* The task *
Starting at the first line of the listing below, retype each line up to and including the one that contains "4.83, 4.71, 4.54, 4.32, 4.04, 3.71, 3.38, 3.01, 2.65]". Leave pictures out.

═════ Source data

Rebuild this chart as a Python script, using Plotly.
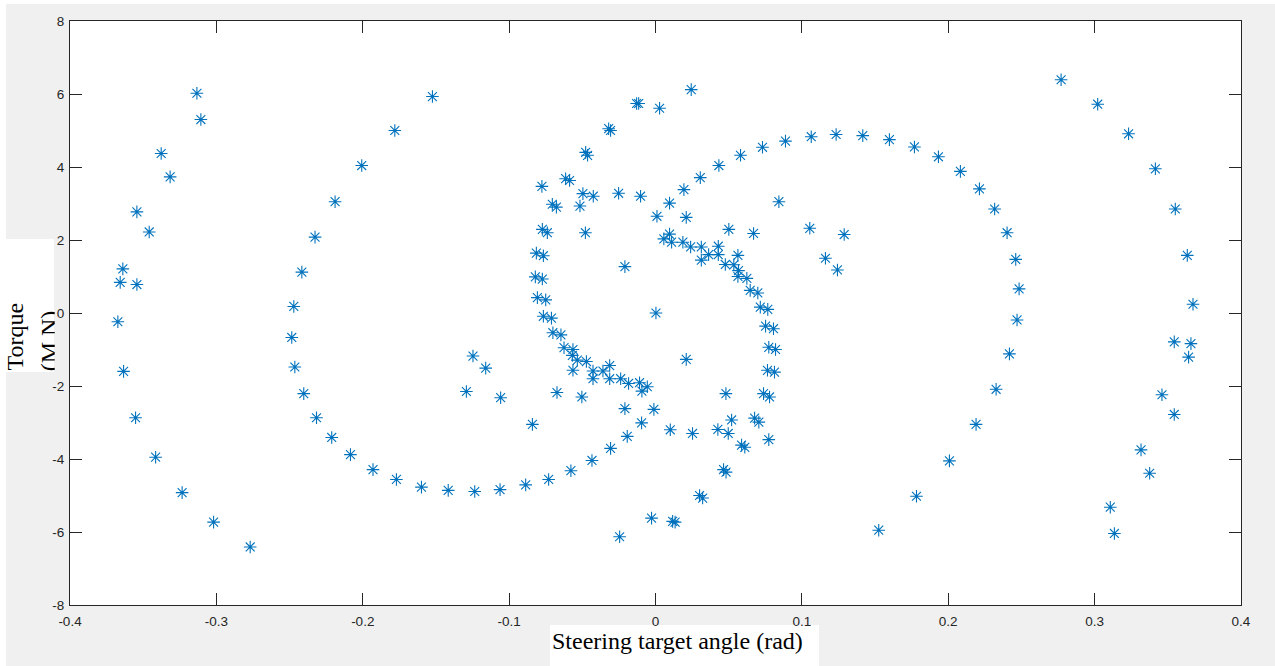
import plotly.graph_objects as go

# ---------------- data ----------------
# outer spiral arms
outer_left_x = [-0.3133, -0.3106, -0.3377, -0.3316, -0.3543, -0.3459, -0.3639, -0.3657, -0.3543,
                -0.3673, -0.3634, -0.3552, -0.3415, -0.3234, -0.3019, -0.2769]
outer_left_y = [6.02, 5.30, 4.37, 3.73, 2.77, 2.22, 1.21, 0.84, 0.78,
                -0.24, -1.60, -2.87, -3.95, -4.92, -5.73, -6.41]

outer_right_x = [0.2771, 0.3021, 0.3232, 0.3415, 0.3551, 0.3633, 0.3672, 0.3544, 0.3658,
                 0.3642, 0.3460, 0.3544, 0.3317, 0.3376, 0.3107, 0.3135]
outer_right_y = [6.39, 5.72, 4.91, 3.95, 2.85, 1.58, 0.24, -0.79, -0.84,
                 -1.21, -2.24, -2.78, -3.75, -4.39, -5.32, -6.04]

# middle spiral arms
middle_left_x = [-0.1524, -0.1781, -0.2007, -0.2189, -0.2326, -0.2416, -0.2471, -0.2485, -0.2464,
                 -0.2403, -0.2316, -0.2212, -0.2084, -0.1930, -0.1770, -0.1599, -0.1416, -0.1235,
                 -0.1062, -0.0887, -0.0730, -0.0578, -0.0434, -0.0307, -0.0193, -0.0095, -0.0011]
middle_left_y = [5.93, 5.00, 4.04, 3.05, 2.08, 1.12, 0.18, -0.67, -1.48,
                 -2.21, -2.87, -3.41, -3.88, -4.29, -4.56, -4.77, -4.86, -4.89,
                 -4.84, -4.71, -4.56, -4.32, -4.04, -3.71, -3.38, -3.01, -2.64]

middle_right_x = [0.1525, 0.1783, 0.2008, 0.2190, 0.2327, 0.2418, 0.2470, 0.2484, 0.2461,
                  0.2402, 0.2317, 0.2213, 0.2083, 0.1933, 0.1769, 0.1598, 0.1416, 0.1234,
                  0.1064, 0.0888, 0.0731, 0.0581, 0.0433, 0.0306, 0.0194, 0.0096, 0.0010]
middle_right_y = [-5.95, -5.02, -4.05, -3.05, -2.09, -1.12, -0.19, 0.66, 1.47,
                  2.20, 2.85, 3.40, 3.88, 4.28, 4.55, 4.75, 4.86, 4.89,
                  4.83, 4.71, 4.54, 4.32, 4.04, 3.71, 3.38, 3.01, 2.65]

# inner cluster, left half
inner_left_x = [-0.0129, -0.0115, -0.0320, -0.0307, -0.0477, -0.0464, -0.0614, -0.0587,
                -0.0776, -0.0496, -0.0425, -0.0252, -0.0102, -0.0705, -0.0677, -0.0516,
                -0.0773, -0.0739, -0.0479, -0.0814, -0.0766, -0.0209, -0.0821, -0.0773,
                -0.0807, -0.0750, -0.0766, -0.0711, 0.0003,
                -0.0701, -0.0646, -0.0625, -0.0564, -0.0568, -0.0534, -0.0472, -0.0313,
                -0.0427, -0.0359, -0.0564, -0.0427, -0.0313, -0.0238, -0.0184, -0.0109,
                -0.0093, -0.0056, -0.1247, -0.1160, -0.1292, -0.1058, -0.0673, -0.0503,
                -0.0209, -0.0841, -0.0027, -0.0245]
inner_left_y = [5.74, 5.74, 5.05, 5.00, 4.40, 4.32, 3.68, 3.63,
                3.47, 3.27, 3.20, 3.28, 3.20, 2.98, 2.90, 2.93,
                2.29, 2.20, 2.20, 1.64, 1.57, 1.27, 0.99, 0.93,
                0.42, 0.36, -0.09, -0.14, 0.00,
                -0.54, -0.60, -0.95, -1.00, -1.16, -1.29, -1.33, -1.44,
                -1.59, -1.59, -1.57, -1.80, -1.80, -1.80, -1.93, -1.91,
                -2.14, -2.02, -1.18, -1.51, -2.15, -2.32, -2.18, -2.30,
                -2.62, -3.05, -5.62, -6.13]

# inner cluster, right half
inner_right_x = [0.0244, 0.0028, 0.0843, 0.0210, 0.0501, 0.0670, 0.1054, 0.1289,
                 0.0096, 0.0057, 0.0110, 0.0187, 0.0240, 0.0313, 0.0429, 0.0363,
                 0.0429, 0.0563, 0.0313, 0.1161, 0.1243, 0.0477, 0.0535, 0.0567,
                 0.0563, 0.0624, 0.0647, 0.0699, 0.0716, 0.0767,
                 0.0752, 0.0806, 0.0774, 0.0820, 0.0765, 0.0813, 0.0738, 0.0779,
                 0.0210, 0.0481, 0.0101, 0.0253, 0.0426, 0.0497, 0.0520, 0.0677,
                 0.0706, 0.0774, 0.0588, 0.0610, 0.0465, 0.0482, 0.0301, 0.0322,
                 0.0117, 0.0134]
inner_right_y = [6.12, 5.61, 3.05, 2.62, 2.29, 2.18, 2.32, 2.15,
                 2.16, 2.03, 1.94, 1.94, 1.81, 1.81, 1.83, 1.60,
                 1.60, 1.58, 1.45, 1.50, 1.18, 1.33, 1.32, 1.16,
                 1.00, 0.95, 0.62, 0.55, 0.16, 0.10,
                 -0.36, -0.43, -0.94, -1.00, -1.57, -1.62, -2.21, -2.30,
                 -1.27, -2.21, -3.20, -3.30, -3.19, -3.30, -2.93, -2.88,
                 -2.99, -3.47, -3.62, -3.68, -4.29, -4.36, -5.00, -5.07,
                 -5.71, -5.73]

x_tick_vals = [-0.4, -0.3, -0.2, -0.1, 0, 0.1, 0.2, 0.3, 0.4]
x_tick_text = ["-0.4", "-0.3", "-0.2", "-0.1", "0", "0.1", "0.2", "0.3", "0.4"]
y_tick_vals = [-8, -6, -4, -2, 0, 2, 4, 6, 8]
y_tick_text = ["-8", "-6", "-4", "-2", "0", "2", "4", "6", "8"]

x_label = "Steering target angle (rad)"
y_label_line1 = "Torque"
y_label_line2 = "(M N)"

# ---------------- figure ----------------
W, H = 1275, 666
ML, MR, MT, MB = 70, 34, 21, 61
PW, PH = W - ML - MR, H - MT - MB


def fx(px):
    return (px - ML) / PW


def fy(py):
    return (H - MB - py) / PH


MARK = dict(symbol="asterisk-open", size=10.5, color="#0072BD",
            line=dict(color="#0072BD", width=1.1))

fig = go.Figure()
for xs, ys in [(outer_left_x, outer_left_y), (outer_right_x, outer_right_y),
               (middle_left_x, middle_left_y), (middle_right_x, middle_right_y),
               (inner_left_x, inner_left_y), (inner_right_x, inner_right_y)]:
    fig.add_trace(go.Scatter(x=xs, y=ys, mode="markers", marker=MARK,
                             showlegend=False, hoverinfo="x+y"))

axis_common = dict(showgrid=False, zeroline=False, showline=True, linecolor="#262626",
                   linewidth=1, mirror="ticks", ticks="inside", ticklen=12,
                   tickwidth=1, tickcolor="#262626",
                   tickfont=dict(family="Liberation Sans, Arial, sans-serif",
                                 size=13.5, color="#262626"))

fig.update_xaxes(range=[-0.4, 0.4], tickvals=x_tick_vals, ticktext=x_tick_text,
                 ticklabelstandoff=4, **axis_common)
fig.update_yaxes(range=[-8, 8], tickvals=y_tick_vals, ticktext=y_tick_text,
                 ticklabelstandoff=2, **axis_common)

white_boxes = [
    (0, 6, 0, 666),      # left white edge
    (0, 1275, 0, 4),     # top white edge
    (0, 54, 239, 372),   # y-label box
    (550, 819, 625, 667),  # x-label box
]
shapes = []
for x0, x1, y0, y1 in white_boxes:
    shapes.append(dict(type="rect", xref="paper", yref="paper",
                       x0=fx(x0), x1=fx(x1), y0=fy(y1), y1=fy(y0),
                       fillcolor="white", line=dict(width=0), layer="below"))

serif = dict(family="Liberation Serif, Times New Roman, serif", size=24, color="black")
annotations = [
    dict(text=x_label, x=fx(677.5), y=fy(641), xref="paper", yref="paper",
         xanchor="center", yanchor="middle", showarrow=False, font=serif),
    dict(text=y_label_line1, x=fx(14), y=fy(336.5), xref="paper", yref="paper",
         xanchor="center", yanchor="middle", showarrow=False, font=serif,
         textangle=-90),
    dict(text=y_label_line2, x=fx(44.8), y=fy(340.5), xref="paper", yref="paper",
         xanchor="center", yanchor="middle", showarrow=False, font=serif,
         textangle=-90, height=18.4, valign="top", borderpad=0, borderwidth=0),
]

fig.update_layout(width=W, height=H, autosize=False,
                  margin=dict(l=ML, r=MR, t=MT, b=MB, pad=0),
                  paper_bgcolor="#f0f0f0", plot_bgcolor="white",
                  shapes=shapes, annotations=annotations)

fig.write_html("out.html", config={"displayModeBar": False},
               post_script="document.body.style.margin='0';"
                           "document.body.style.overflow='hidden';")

══════════

* Task output *
Rebuild this chart as a Python script, using Plotly.
import plotly.graph_objects as go

# ---------------- data ----------------
# outer spiral arms
outer_left_x = [-0.3133, -0.3106, -0.3377, -0.3316, -0.3543, -0.3459, -0.3639, -0.3657, -0.3543,
                -0.3673, -0.3634, -0.3552, -0.3415, -0.3234, -0.3019, -0.2769]
outer_left_y = [6.02, 5.30, 4.37, 3.73, 2.77, 2.22, 1.21, 0.84, 0.78,
                -0.24, -1.60, -2.87, -3.95, -4.92, -5.73, -6.41]

outer_right_x = [0.2771, 0.3021, 0.3232, 0.3415, 0.3551, 0.3633, 0.3672, 0.3544, 0.3658,
                 0.3642, 0.3460, 0.3544, 0.3317, 0.3376, 0.3107, 0.3135]
outer_right_y = [6.39, 5.72, 4.91, 3.95, 2.85, 1.58, 0.24, -0.79, -0.84,
                 -1.21, -2.24, -2.78, -3.75, -4.39, -5.32, -6.04]

# middle spiral arms
middle_left_x = [-0.1524, -0.1781, -0.2007, -0.2189, -0.2326, -0.2416, -0.2471, -0.2485, -0.2464,
                 -0.2403, -0.2316, -0.2212, -0.2084, -0.1930, -0.1770, -0.1599, -0.1416, -0.1235,
                 -0.1062, -0.0887, -0.0730, -0.0578, -0.0434, -0.0307, -0.0193, -0.0095, -0.0011]
middle_left_y = [5.93, 5.00, 4.04, 3.05, 2.08, 1.12, 0.18, -0.67, -1.48,
                 -2.21, -2.87, -3.41, -3.88, -4.29, -4.56, -4.77, -4.86, -4.89,
                 -4.84, -4.71, -4.56, -4.32, -4.04, -3.71, -3.38, -3.01, -2.64]

middle_right_x = [0.1525, 0.1783, 0.2008, 0.2190, 0.2327, 0.2418, 0.2470, 0.2484, 0.2461,
                  0.2402, 0.2317, 0.2213, 0.2083, 0.1933, 0.1769, 0.1598, 0.1416, 0.1234,
                  0.1064, 0.0888, 0.0731, 0.0581, 0.0433, 0.0306, 0.0194, 0.0096, 0.0010]
middle_right_y = [-5.95, -5.02, -4.05, -3.05, -2.09, -1.12, -0.19, 0.66, 1.47,
                  2.20, 2.85, 3.40, 3.88, 4.28, 4.55, 4.75, 4.86, 4.89,
                  4.83, 4.71, 4.54, 4.32, 4.04, 3.71, 3.38, 3.01, 2.65]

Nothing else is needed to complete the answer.